#### [Your goal]
Only one portion of the data is to be written out: from the line bearing "Generate a Python" through the line bearing "shade = '#e4e5e7'". Write it exactly as it appears.

---- Input material

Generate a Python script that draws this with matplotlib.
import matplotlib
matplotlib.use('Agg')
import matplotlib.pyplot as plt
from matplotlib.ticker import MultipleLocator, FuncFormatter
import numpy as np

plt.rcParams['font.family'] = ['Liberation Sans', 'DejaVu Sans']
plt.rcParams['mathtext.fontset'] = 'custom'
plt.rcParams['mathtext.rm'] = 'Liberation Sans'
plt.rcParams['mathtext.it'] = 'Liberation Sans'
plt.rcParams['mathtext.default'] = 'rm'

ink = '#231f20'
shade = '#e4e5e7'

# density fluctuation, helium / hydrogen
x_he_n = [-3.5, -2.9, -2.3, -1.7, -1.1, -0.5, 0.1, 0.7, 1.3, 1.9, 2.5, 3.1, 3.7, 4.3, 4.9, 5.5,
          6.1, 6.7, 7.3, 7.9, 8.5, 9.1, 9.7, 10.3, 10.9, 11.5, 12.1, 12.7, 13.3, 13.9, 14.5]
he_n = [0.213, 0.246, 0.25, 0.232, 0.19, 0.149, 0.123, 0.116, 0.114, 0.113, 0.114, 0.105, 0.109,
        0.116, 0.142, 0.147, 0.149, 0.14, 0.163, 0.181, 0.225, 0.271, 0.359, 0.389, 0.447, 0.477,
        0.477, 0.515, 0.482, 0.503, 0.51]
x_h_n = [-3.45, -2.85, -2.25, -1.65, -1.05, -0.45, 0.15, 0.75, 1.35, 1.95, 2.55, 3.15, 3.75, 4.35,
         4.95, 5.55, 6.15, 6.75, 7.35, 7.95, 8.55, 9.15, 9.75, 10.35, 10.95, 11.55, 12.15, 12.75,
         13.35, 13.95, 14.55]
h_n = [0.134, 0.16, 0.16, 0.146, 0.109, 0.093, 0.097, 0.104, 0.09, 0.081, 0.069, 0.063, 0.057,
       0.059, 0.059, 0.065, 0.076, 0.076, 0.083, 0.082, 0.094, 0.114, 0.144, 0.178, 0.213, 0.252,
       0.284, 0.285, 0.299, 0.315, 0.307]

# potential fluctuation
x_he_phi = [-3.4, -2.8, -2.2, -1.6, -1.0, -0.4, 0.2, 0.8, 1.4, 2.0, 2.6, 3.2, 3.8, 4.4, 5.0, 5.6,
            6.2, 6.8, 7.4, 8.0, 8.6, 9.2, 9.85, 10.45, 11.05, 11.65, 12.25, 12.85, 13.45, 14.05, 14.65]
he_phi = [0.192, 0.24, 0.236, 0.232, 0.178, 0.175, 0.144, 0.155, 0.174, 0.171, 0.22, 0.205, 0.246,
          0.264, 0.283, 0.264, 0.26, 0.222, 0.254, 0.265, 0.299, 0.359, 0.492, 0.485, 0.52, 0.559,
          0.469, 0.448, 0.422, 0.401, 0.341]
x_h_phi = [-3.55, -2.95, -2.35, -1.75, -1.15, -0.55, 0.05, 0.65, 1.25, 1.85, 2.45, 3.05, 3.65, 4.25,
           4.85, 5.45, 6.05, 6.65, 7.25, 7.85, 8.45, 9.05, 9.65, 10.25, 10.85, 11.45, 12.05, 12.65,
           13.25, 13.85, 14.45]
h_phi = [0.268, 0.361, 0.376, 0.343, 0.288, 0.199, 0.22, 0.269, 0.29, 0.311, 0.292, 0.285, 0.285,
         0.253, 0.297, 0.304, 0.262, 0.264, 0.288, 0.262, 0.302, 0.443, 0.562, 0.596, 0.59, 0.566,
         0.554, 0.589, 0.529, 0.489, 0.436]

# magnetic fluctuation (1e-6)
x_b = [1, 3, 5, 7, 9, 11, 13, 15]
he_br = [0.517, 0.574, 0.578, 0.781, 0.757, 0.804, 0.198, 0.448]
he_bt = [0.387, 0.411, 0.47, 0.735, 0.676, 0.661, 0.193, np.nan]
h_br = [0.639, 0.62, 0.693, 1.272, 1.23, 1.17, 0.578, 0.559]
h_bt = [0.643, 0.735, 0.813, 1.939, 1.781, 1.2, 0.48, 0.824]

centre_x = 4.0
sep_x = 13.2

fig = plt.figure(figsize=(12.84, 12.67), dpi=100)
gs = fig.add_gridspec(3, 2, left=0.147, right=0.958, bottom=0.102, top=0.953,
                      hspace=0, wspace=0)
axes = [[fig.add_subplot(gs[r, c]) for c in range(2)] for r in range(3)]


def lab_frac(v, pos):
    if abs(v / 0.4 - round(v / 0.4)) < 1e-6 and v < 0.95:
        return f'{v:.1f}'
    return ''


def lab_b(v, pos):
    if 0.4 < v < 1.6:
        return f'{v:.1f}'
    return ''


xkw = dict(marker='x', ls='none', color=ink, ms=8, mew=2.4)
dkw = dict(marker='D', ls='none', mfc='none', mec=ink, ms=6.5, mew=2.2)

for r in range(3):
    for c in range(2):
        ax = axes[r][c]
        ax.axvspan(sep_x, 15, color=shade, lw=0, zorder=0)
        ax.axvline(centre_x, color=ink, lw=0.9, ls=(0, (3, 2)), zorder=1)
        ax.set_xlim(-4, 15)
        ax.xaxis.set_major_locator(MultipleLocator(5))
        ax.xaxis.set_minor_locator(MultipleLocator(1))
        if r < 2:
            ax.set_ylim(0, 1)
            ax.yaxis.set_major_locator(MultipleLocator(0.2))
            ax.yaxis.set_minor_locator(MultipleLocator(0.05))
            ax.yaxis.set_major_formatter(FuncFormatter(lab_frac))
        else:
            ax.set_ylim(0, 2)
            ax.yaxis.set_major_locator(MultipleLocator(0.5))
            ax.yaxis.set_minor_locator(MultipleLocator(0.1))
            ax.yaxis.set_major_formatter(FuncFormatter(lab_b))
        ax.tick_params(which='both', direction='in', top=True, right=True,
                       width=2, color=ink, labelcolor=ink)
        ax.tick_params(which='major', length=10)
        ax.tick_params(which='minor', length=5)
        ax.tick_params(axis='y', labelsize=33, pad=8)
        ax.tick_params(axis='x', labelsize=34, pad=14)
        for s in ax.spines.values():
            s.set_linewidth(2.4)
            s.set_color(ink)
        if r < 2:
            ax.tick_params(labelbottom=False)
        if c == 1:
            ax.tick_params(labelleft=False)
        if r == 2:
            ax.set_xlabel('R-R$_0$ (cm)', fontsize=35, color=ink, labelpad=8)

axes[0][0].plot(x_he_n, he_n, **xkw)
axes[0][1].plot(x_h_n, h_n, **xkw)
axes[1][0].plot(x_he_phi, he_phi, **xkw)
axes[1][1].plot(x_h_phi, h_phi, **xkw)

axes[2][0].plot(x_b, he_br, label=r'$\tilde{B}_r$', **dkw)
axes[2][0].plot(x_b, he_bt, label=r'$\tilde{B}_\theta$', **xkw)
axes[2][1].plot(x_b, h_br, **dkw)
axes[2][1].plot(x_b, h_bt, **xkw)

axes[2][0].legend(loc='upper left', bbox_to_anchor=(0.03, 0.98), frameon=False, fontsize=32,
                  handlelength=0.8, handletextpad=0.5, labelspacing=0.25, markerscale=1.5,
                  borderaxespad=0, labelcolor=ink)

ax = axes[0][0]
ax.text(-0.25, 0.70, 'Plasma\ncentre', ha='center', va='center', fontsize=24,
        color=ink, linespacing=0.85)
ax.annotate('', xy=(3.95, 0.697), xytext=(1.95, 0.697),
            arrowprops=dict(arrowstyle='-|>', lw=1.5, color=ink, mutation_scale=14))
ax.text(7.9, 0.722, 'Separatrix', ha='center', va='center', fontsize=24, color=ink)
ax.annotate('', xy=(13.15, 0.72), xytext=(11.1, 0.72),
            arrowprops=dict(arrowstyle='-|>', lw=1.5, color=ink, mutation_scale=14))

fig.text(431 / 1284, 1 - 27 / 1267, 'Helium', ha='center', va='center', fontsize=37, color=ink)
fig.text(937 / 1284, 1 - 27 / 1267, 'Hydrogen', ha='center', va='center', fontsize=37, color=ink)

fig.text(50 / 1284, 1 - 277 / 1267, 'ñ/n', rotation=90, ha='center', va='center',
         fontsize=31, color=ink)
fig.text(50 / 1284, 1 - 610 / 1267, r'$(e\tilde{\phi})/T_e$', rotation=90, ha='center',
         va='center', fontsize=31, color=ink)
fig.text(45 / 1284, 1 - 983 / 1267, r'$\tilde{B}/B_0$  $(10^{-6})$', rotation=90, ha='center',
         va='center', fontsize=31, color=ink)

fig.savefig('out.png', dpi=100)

--------
---- Input material

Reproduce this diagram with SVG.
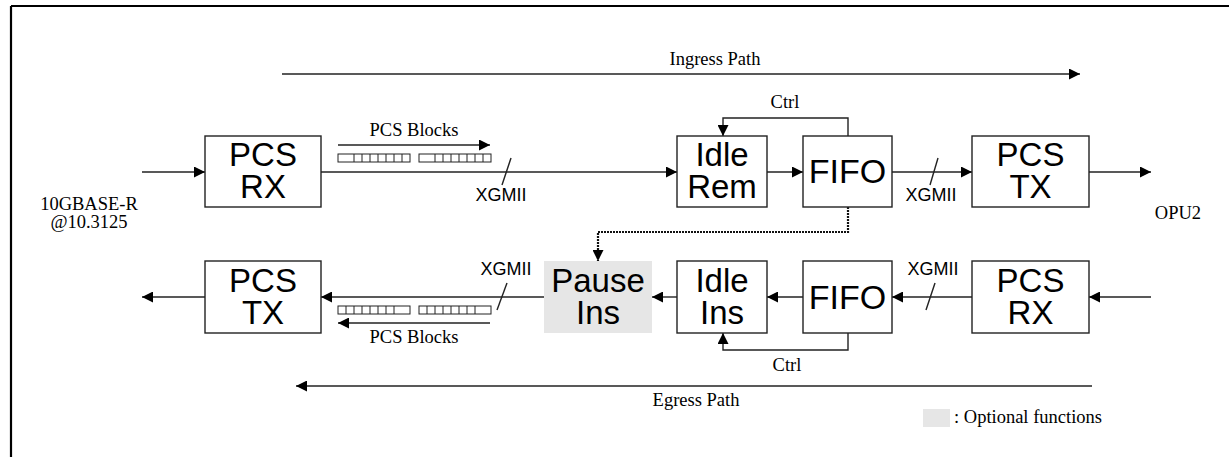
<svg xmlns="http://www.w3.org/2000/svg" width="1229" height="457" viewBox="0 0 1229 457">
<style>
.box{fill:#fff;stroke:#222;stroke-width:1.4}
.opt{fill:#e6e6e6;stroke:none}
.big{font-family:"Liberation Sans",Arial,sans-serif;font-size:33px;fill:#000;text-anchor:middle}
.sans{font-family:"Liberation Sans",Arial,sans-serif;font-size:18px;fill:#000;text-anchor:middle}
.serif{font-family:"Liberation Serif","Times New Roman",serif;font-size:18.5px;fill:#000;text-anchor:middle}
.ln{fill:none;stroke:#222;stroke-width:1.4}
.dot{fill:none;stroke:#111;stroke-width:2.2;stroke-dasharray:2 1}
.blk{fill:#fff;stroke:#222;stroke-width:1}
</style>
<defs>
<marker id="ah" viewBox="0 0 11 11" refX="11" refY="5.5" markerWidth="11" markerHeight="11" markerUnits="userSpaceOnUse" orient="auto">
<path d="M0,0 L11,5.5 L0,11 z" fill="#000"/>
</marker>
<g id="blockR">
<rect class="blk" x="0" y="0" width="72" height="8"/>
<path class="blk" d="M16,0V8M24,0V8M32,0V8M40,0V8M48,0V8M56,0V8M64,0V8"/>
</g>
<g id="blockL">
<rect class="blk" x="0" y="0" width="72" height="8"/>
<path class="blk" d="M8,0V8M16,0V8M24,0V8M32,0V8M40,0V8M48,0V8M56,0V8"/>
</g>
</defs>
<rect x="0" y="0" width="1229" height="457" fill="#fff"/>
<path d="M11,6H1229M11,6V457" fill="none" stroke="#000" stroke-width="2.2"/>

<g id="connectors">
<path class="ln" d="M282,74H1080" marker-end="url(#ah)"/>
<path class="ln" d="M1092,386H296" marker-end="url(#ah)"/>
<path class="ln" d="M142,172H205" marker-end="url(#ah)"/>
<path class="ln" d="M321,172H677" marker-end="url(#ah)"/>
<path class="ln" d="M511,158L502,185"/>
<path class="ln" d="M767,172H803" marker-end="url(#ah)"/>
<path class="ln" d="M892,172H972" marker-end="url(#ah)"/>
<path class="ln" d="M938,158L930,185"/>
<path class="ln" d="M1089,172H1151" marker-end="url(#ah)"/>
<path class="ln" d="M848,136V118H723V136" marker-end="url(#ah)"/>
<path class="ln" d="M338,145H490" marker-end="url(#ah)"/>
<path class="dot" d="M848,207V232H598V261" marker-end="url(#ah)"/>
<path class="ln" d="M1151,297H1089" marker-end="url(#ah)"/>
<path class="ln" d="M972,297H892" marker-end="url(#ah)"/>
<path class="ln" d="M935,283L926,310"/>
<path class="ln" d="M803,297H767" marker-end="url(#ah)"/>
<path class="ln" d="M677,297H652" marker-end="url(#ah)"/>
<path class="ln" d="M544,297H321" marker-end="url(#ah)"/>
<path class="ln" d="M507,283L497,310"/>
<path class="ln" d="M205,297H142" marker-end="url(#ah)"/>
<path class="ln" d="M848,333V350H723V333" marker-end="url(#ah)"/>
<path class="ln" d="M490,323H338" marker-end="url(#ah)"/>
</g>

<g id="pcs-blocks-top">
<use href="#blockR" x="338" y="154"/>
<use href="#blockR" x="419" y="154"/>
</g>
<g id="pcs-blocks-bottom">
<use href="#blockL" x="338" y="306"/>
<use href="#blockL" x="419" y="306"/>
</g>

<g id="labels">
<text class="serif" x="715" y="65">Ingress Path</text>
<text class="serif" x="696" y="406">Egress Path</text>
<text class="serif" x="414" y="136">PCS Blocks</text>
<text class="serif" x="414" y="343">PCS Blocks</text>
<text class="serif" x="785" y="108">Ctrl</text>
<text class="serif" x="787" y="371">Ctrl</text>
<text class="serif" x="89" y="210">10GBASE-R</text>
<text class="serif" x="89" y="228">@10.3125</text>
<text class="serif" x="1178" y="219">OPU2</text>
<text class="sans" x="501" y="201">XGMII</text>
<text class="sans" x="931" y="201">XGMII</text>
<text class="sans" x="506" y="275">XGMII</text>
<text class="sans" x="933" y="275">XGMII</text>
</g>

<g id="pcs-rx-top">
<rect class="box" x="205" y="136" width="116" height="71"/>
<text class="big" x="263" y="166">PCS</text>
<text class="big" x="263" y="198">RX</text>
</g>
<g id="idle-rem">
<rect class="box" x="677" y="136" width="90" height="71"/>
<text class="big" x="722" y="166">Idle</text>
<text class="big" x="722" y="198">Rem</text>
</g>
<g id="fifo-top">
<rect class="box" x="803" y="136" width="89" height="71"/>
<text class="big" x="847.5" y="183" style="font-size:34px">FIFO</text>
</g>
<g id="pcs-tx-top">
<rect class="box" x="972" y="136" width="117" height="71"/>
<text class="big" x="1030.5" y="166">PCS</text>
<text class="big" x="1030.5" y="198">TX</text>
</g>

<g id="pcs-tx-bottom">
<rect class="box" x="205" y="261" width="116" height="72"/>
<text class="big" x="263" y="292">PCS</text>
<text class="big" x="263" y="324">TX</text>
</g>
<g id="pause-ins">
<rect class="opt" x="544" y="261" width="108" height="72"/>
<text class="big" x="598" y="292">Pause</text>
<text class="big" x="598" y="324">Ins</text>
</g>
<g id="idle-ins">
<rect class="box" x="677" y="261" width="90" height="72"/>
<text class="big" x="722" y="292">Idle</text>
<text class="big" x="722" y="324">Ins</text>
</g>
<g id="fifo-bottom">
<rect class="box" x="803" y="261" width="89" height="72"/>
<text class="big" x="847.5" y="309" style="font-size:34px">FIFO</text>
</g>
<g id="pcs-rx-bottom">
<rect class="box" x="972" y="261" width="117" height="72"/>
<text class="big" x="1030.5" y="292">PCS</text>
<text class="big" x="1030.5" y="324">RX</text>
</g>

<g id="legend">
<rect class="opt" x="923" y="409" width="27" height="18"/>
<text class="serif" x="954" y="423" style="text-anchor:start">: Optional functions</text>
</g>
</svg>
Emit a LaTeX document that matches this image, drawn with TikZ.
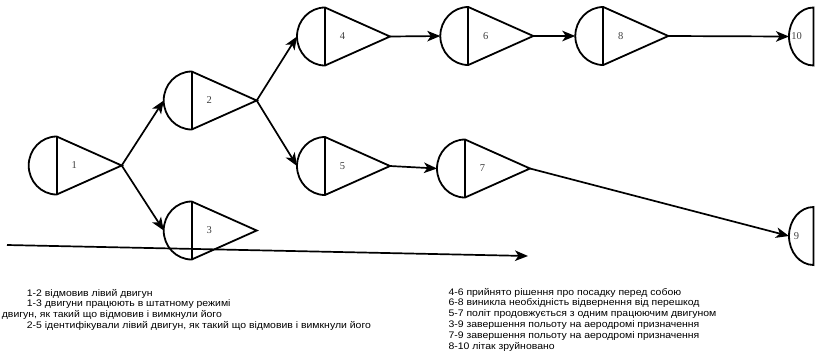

--------

#### [Answer below]
Generate a Python script that draws this with matplotlib.
import matplotlib
matplotlib.use('Agg')
import matplotlib.pyplot as plt
from matplotlib.ticker import MultipleLocator, FuncFormatter
import numpy as np

plt.rcParams['font.family'] = ['Liberation Sans', 'DejaVu Sans']
plt.rcParams['mathtext.fontset'] = 'custom'
plt.rcParams['mathtext.rm'] = 'Liberation Sans'
plt.rcParams['mathtext.it'] = 'Liberation Sans'
plt.rcParams['mathtext.default'] = 'rm'

ink = '#231f20'
shade = '#e4e5e7'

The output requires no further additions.